On the computability of optimal Scott sentences
Rachael Alvir, Barbara Csima, Matthew Harrison-Trainor
TL;DR
The paper investigates the computability of optimal Scott sentences for countable structures in $\mathcal{L}_{\omega_1\omega}$. It proves the existence of a computable structure with a $\Pi_2$ Scott sentence but no computable $\Pi_3$ Scott sentence, and deduces that there can be no computable $\Sigma_4$ Scott sentence in such cases; it also shows that there is no effective, uniform characterization of computable structures having computable $\Pi_n$ Scott sentences, via $\Pi^1_1$-$m$-completeness of the corresponding index sets. A simplifying Remark with $\mathcal{A}\cdot\omega$ connects $\Pi_\alpha$-Scott sentences to their counterparts under the Hopf-like construction, while a tailored construction diagonalizes against all computable $\Pi_3$ (and higher) sentences to block computable higher-level Scott sentences.
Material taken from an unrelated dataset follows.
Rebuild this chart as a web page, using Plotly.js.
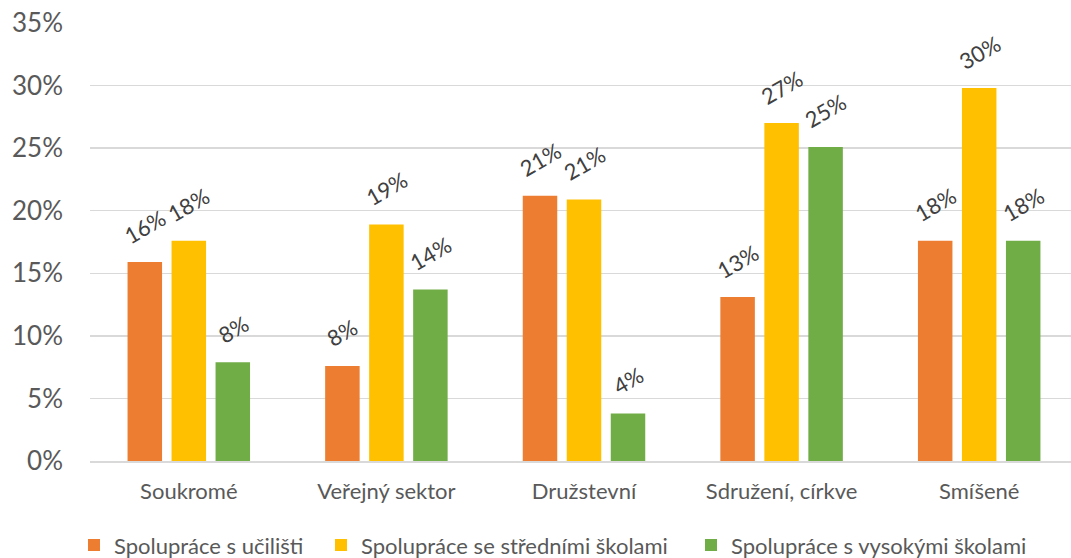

The results extend to general $\Pi_n$ levels through Marker extensions and jump inversions, yielding a suite of corollaries about Scott families, pseudo-Scott sentences, and effective descriptive set-theoretic properties in Mod$(\mathcal{L})$. Overall, the work clarifies the gap between logical definability of structures and their computable realizations, revealing inherent limits to effective characterizations of optimal Scott sentence complexity.
Abstract
Given a countable mathematical structure, its Scott sentence is a sentence of the infinitary logic $\mathcal{L}_{ω_1 ω}$ that characterizes it among all countable structures. We can measure the complexity of a structure by the least complexity of a Scott sentence for that structure. It is known that there can be a difference between the least complexity of a Scott sentence and the least complexity of a computable Scott sentence; for example, Alvir, Knight, and McCoy showed that there is a computable structure with a $Π_2$ Scott sentence but no computable $Π_2$ Scott sentence. It is well known that a structure with a $Π_2$ Scott sentence must have a computable $Π_4$ Scott sentence. We show that this is best possible: there is a computable structure with a $Π_2$ Scott sentence but no computable $Σ_4$ Scott sentence. We also show that there is no reasonable characterization of the computable structures with a computable $Π_n$ Scott sentence by showing that the index set of such structures is $Π^1_1$-$m$-complete.